STATED EXERCISE: Print the listing in its entirety and exactly, leaving out images.

STORED DATA:
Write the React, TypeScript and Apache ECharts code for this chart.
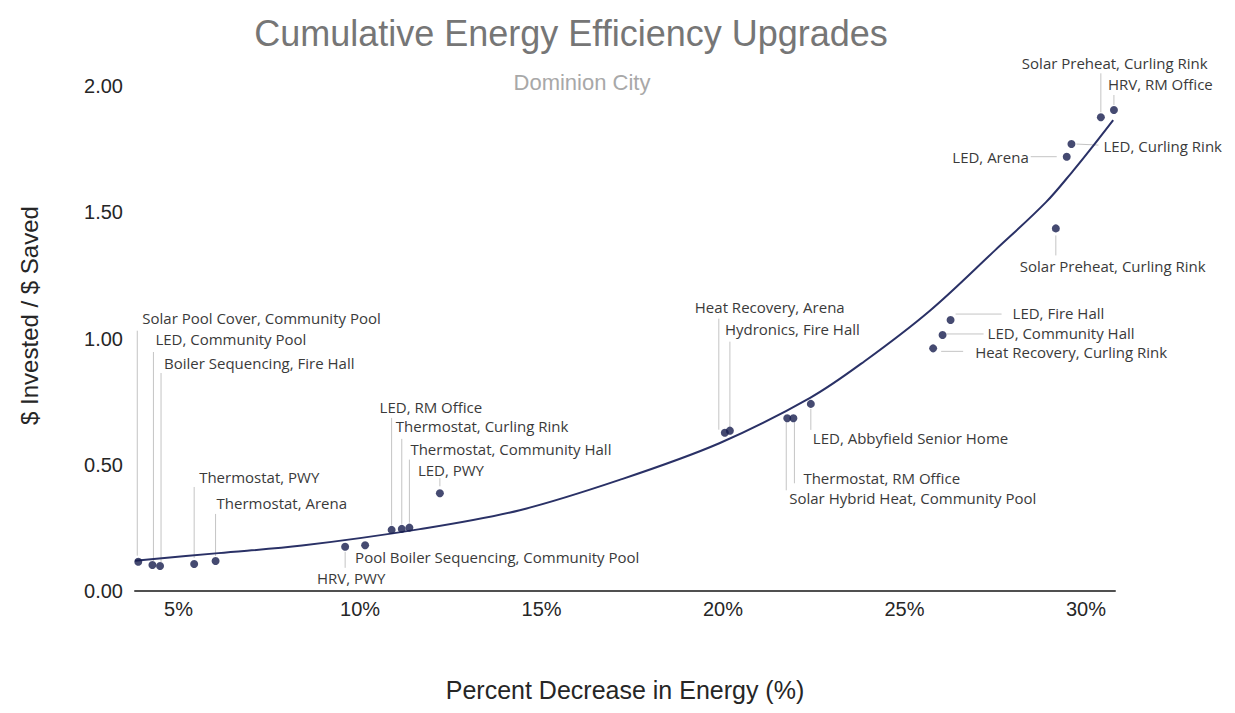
import React, { useEffect, useRef } from "react";
import * as echarts from "echarts";

// ---- Data ----
const upgradeNames = [
  "Solar Pool Cover, Community Pool",
  "LED, Community Pool",
  "Boiler Sequencing, Fire Hall",
  "Thermostat, PWY",
  "Thermostat, Arena",
  "HRV, PWY",
  "Pool Boiler Sequencing, Community Pool",
  "LED, RM Office",
  "Thermostat, Curling Rink",
  "Thermostat, Community Hall",
  "LED, PWY",
  "Heat Recovery, Arena",
  "Hydronics, Fire Hall",
  "Solar Hybrid Heat, Community Pool",
  "Thermostat, RM Office",
  "LED, Abbyfield Senior Home",
  "LED, Fire Hall",
  "LED, Community Hall",
  "Heat Recovery, Curling Rink",
  "Solar Preheat, Curling Rink",
  "LED, Arena",
  "LED, Curling Rink",
  "Solar Preheat, Curling Rink",
  "HRV, RM Office",
];
const percentDecrease = [
  3.89, 4.28, 4.49, 5.43, 6.02, 9.59, 10.14, 10.87, 11.15, 11.36, 12.2, 20.05,
  20.19, 21.77, 21.94, 22.42, 26.27, 26.05, 25.79, 29.17, 29.47, 29.6, 30.41, 30.77,
];
const investedPerSaved = [
  0.116, 0.103, 0.099, 0.107, 0.119, 0.175, 0.181, 0.242, 0.246, 0.251, 0.387,
  0.627, 0.635, 0.684, 0.684, 0.741, 1.073, 1.014, 0.961, 1.436, 1.72, 1.77, 1.876, 1.905,
];
// trendline
const trendX = [3.8, 6.1, 8.4, 11.65, 14.4, 17.15, 19.9, 22.4, 23.9, 25.7, 27.5, 28.9, 29.65, 30.1, 30.75];
const trendY = [0.12, 0.15, 0.18, 0.245, 0.32, 0.44, 0.585, 0.765, 0.91, 1.11, 1.35, 1.54, 1.665, 1.745, 1.865];
const xTicks = [5, 10, 15, 20, 25, 30];
const yTicks = [0, 0.5, 1, 1.5, 2];

// ---- Label layout (pixel offsets from each point) ----
// t: [dx, dy] of text anchor, a: text align, l: leader line [x1, y1, x2, y2] or null
const labelLayout: { t: [number, number]; a: string; l: number[] | null }[] = [
  { t: [4, -244], a: "left", l: [-1, -231, -1, -6] },
  { t: [3, -226], a: "left", l: [1, -213, 1, -4] },
  { t: [4, -203], a: "left", l: [1, -193, 1, -4] },
  { t: [5, -87], a: "left", l: [0, -77, 0, -6] },
  { t: [1, -58], a: "left", l: [0, -47, 0, -5] },
  { t: [6, 31], a: "center", l: [0, 5, 0, 21] },
  { t: [-10, 12], a: "left", l: null },
  { t: [-12, -123], a: "left", l: [0, -112, 0, -5] },
  { t: [-6, -103], a: "left", l: [0, -90, 0, -5] },
  { t: [1, -79], a: "left", l: [0, -68, 0, -5] },
  { t: [-22, -23], a: "left", l: [0, -15, 0, -7] },
  { t: [-30, -126], a: "left", l: [-6, -114, -6, -3] },
  { t: [-5, -102], a: "left", l: [0, -89, 0, -4] },
  { t: [2, 80], a: "left", l: [-1, 4, -1, 72] },
  { t: [10, 60], a: "left", l: [1, 4, 1, 65] },
  { t: [2, 34], a: "left", l: [0, 5, 0, 26] },
  { t: [62, -7], a: "left", l: [5, -6, 51, -6] },
  { t: [45, -2], a: "left", l: [4, -1, 41, -1] },
  { t: [42, 4], a: "left", l: [8, 3, 30, 3] },
  { t: [-36, 38], a: "left", l: [0, 7, 0, 27] },
  { t: [-38, 0], a: "right", l: [-36, 0, -10, 0] },
  { t: [32, 2], a: "left", l: [5, 0, 27, 1] },
  { t: [-79, -54], a: "left", l: [0, -44, 0, -5] },
  { t: [-6, -26], a: "left", l: [0, -15, 0, -5] },
];

const LABEL_FONT = "15px 'Open Sans', sans-serif";
const AXIS_FONT = "'Liberation Sans', Arial, sans-serif";

export default function App() {
  const ref = useRef<HTMLDivElement>(null);

  useEffect(() => {
    if (!ref.current) return;
    const chart = echarts.init(ref.current, null, { renderer: "svg" });
    const points = percentDecrease.map((x, i) => [x, investedPerSaved[i], i]);
    const trend = trendX.map((x, i) => [x, trendY[i]]);

    chart.setOption({
      animation: false,
      backgroundColor: "#ffffff",
      title: [
        {
          text: "Cumulative Energy Efficiency Upgrades",
          left: 566,
          top: 10,
          textAlign: "center",
          textStyle: { fontFamily: AXIS_FONT, fontSize: 36, fontWeight: "normal", color: "#767676" },
        },
        {
          text: "Dominion City",
          left: 577,
          top: 66,
          textAlign: "center",
          textStyle: { fontFamily: AXIS_FONT, fontSize: 22, fontWeight: "normal", color: "#a8a8a8" },
        },
      ],
      grid: { left: 135, right: 120, top: 86, bottom: 122, containLabel: false },
      xAxis: {
        type: "value",
        min: 3.8,
        max: 30.8,
        name: "Percent Decrease in Energy (%)",
        nameLocation: "middle",
        nameGap: 86,
        nameTextStyle: { fontFamily: AXIS_FONT, fontSize: 25, color: "#262626" },
        axisLine: { show: true, lineStyle: { color: "#505050", width: 2 } },
        axisTick: { show: false },
        splitLine: { show: false },
        axisLabel: {
          customValues: xTicks,
          formatter: (v: number) => `${v}%`,
          fontFamily: AXIS_FONT,
          fontSize: 20,
          color: "#262626",
          margin: 8,
        },
      },
      yAxis: {
        type: "value",
        min: 0,
        max: 2,
        interval: 0.5,
        name: "$ Invested / $ Saved",
        nameLocation: "middle",
        nameGap: 94,
        nameTextStyle: { fontFamily: AXIS_FONT, fontSize: 24, color: "#262626", padding: [0, 0, 0, 46] },
        axisLine: { show: false },
        axisTick: { show: false },
        splitLine: { show: false },
        axisLabel: {
          customValues: yTicks,
          formatter: (v: number) => v.toFixed(2),
          fontFamily: AXIS_FONT,
          fontSize: 20,
          color: "#262626",
          margin: 12,
        },
      },
      series: [
        {
          type: "custom",
          name: "labels",
          silent: true,
          clip: false,
          z: 1,
          data: points,
          encode: { x: 0, y: 1 },
          renderItem: (params: any, api: any) => {
            const i = api.value(2);
            const p = api.coord([api.value(0), api.value(1)]);
            const lay = labelLayout[i];
            const children: any[] = [];
            if (lay.l) {
              children.push({
                type: "line",
                shape: { x1: p[0] + lay.l[0], y1: p[1] + lay.l[1], x2: p[0] + lay.l[2], y2: p[1] + lay.l[3] },
                style: { stroke: "#c4c4c4", lineWidth: 1 },
              });
            }
            children.push({
              type: "text",
              style: {
                text: upgradeNames[i],
                x: p[0] + lay.t[0],
                y: p[1] + lay.t[1],
                align: lay.a,
                verticalAlign: "middle",
                font: LABEL_FONT,
                fill: "#3a3a3a",
              },
            });
            return { type: "group", children };
          },
        },
        {
          type: "line",
          name: "trend",
          data: trend,
          smooth: 0.35,
          showSymbol: false,
          silent: true,
          z: 2,
          lineStyle: { color: "#2a3166", width: 2 },
        },
        {
          type: "scatter",
          name: "upgrades",
          data: points,
          symbolSize: 8,
          z: 3,
          itemStyle: { color: "#161d4d" },
        },
      ],
    });
    return () => chart.dispose();
  }, []);

  return (
    <div
      ref={ref}
      style={{ position: "fixed", left: 0, top: 0, width: 1235, height: 713, background: "#fff" }}
    />
  );
}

THE RESULT:
Write the React, TypeScript and Apache ECharts code for this chart.
import React, { useEffect, useRef } from "react";
import * as echarts from "echarts";

// ---- Data ----
const upgradeNames = [
  "Solar Pool Cover, Community Pool",
  "LED, Community Pool",
  "Boiler Sequencing, Fire Hall",
  "Thermostat, PWY",
  "Thermostat, Arena",
  "HRV, PWY",
  "Pool Boiler Sequencing, Community Pool",
  "LED, RM Office",
  "Thermostat, Curling Rink",
  "Thermostat, Community Hall",
  "LED, PWY",
  "Heat Recovery, Arena",
  "Hydronics, Fire Hall",
  "Solar Hybrid Heat, Community Pool",
  "Thermostat, RM Office",
  "LED, Abbyfield Senior Home",
  "LED, Fire Hall",
  "LED, Community Hall",
  "Heat Recovery, Curling Rink",
  "Solar Preheat, Curling Rink",
  "LED, Arena",
  "LED, Curling Rink",
  "Solar Preheat, Curling Rink",
  "HRV, RM Office",
];
const percentDecrease = [
  3.89, 4.28, 4.49, 5.43, 6.02, 9.59, 10.14, 10.87, 11.15, 11.36, 12.2, 20.05,
  20.19, 21.77, 21.94, 22.42, 26.27, 26.05, 25.79, 29.17, 29.47, 29.6, 30.41, 30.77,
];
const investedPerSaved = [
  0.116, 0.103, 0.099, 0.107, 0.119, 0.175, 0.181, 0.242, 0.246, 0.251, 0.387,
  0.627, 0.635, 0.684, 0.684, 0.741, 1.073, 1.014, 0.961, 1.436, 1.72, 1.77, 1.876, 1.905,
];
// trendline
const trendX = [3.8, 6.1, 8.4, 11.65, 14.4, 17.15, 19.9, 22.4, 23.9, 25.7, 27.5, 28.9, 29.65, 30.1, 30.75];
const trendY = [0.12, 0.15, 0.18, 0.245, 0.32, 0.44, 0.585, 0.765, 0.91, 1.11, 1.35, 1.54, 1.665, 1.745, 1.865];
const xTicks = [5, 10, 15, 20, 25, 30];
const yTicks = [0, 0.5, 1, 1.5, 2];

// ---- Label layout (pixel offsets from each point) ----
// t: [dx, dy] of text anchor, a: text align, l: leader line [x1, y1, x2, y2] or null
const labelLayout: { t: [number, number]; a: string; l: number[] | null }[] = [
  { t: [4, -244], a: "left", l: [-1, -231, -1, -6] },
  { t: [3, -226], a: "left", l: [1, -213, 1, -4] },
  { t: [4, -203], a: "left", l: [1, -193, 1, -4] },
  { t: [5, -87], a: "left", l: [0, -77, 0, -6] },
  { t: [1, -58], a: "left", l: [0, -47, 0, -5] },
  { t: [6, 31], a: "center", l: [0, 5, 0, 21] },
  { t: [-10, 12], a: "left", l: null },
  { t: [-12, -123], a: "left", l: [0, -112, 0, -5] },
  { t: [-6, -103], a: "left", l: [0, -90, 0, -5] },
  { t: [1, -79], a: "left", l: [0, -68, 0, -5] },
  { t: [-22, -23], a: "left", l: [0, -15, 0, -7] },
  { t: [-30, -126], a: "left", l: [-6, -114, -6, -3] },
  { t: [-5, -102], a: "left", l: [0, -89, 0, -4] },
  { t: [2, 80], a: "left", l: [-1, 4, -1, 72] },
  { t: [10, 60], a: "left", l: [1, 4, 1, 65] },
  { t: [2, 34], a: "left", l: [0, 5, 0, 26] },
  { t: [62, -7], a: "left", l: [5, -6, 51, -6] },
  { t: [45, -2], a: "left", l: [4, -1, 41, -1] },
  { t: [42, 4], a: "left", l: [8, 3, 30, 3] },
  { t: [-36, 38], a: "left", l: [0, 7, 0, 27] },
  { t: [-38, 0], a: "right", l: [-36, 0, -10, 0] },
  { t: [32, 2], a: "left", l: [5, 0, 27, 1] },
  { t: [-79, -54], a: "left", l: [0, -44, 0, -5] },
  { t: [-6, -26], a: "left", l: [0, -15, 0, -5] },
];

const LABEL_FONT = "15px 'Open Sans', sans-serif";
const AXIS_FONT = "'Liberation Sans', Arial, sans-serif";

export default function App() {
  const ref = useRef<HTMLDivElement>(null);

  useEffect(() => {
    if (!ref.current) return;
    const chart = echarts.init(ref.current, null, { renderer: "svg" });
    const points = percentDecrease.map((x, i) => [x, investedPerSaved[i], i]);
    const trend = trendX.map((x, i) => [x, trendY[i]]);

    chart.setOption({
      animation: false,
      backgroundColor: "#ffffff",
      title: [
        {
          text: "Cumulative Energy Efficiency Upgrades",
          left: 566,
          top: 10,
          textAlign: "center",
          textStyle: { fontFamily: AXIS_FONT, fontSize: 36, fontWeight: "normal", color: "#767676" },
        },
        {
          text: "Dominion City",
          left: 577,
          top: 66,
          textAlign: "center",
          textStyle: { fontFamily: AXIS_FONT, fontSize: 22, fontWeight: "normal", color: "#a8a8a8" },
        },
      ],
      grid: { left: 135, right: 120, top: 86, bottom: 122, containLabel: false },
      xAxis: {
        type: "value",
        min: 3.8,
        max: 30.8,
        name: "Percent Decrease in Energy (%)",
        nameLocation: "middle",
        nameGap: 86,
        nameTextStyle: { fontFamily: AXIS_FONT, fontSize: 25, color: "#262626" },
        axisLine: { show: true, lineStyle: { color: "#505050", width: 2 } },
        axisTick: { show: false },
        splitLine: { show: false },
        axisLabel: {
          customValues: xTicks,
          formatter: (v: number) => `${v}%`,
          fontFamily: AXIS_FONT,
          fontSize: 20,
          color: "#262626",
          margin: 8,
        },
      },
      yAxis: {
        type: "value",
        min: 0,
        max: 2,
        interval: 0.5,
        name: "$ Invested / $ Saved",
        nameLocation: "middle",
        nameGap: 94,
        nameTextStyle: { fontFamily: AXIS_FONT, fontSize: 24, color: "#262626", padding: [0, 0, 0, 46] },
        axisLine: { show: false },
        axisTick: { show: false },
        splitLine: { show: false },
        axisLabel: {
          customValues: yTicks,
          formatter: (v: number) => v.toFixed(2),
          fontFamily: AXIS_FONT,
          fontSize: 20,
          color: "#262626",
          margin: 12,
        },
      },
      series: [
        {
          type: "custom",
          name: "labels",
          silent: true,
          clip: false,
          z: 1,
          data: points,
          encode: { x: 0, y: 1 },
          renderItem: (params: any, api: any) => {
            const i = api.value(2);
            const p = api.coord([api.value(0), api.value(1)]);
            const lay = labelLayout[i];
            const children: any[] = [];
            if (lay.l) {
              children.push({
                type: "line",
                shape: { x1: p[0] + lay.l[0], y1: p[1] + lay.l[1], x2: p[0] + lay.l[2], y2: p[1] + lay.l[3] },
                style: { stroke: "#c4c4c4", lineWidth: 1 },
              });
            }
            children.push({
              type: "text",
              style: {
                text: upgradeNames[i],
                x: p[0] + lay.t[0],
                y: p[1] + lay.t[1],
                align: lay.a,
                verticalAlign: "middle",
                font: LABEL_FONT,
                fill: "#3a3a3a",
              },
            });
            return { type: "group", children };
          },
        },
        {
          type: "line",
          name: "trend",
          data: trend,
          smooth: 0.35,
          showSymbol: false,
          silent: true,
          z: 2,
          lineStyle: { color: "#2a3166", width: 2 },
        },
        {
          type: "scatter",
          name: "upgrades",
          data: points,
          symbolSize: 8,
          z: 3,
          itemStyle: { color: "#161d4d" },
        },
      ],
    });
    return () => chart.dispose();
  }, []);

  return (
    <div
      ref={ref}
      style={{ position: "fixed", left: 0, top: 0, width: 1235, height: 713, background: "#fff" }}
    />
  );
}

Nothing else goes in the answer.